What it means is that I have, and continue to work towards, a source of happiness independent of what I am doing, whatever moods I am in, etc. I see people all around me define their happiness in terms of their possessions, their activities, their thoughts of themselves. And I define happiness in terms of the backdrop against all this: my awareness of them. Where I see people making their ideal painting through magnificent colours and elegant drawing, I make mine through strengthening the canvas all of this is painted upon.

It's not that I don't have all these same priorities as other people. I do, and I do get caught up in them. For me this path is about uprooting these deepseated habits and simply coming back to being aware of them as they arise. It's not easy, most of the day I fail at it, but even just a short time of it everyday makes a difference to my happiness and peace of mind.

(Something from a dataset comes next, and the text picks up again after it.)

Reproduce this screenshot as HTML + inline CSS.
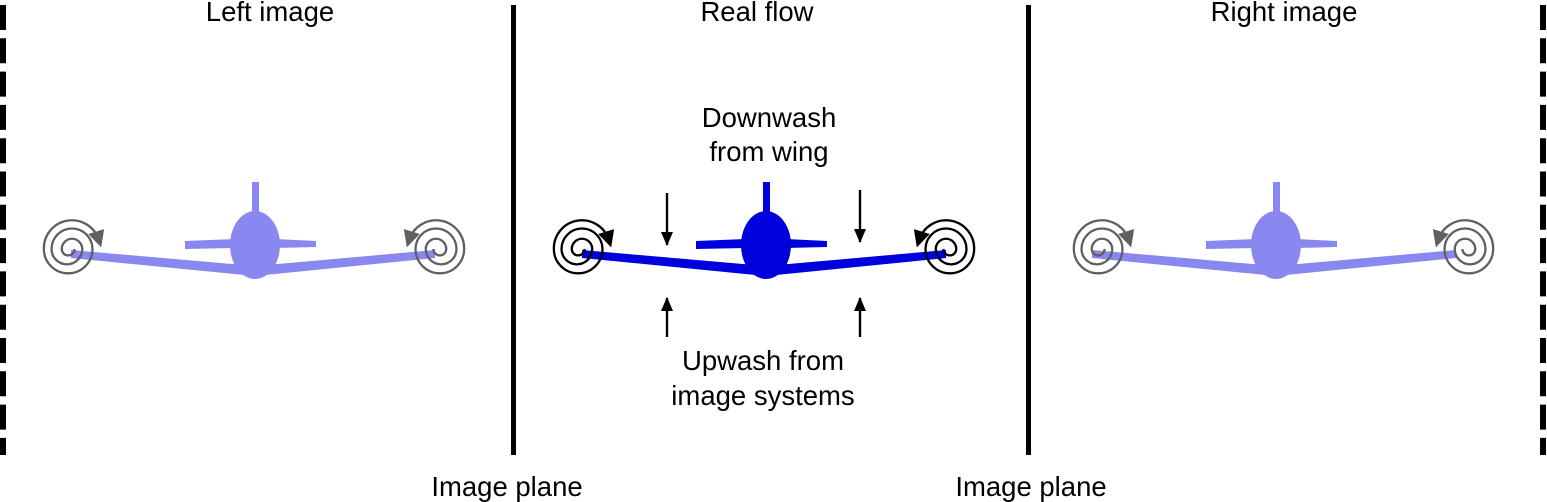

It is for the same reason I cannot agree with a lot of the tenets of the DJ philosophy. I could never make something like the pursuit of women the centre of my life, just like I would never make a career, or fittness training or whatever, the cntre of my life - that is reserved for attending to the present moment. I could never invest my primary source of happiness in anything outside myself like that. I found sosuave because something like women is a fascination I don't see ending anytime soon (from what I have seen from people more experienced on this path, it seems to me that it is possible), at least not within the next 20-30 years anyway, and figure if I am gonna invest any interest in it, then I am best served to learn how to do it properly. I call this path Zen because I identify a lot with the discoveries the old Zen masters made about this path of awareness and I have found that taking hints from them have benefitted me, but really I am not talking about Zen, Buddhism, religion or whatever. I am simply talking about happiness and what paths we find towards that. I'd be interested to hear what thoughts some of you have made about that (I have made many and am happy to clarify why I find other paths unsatisfactory).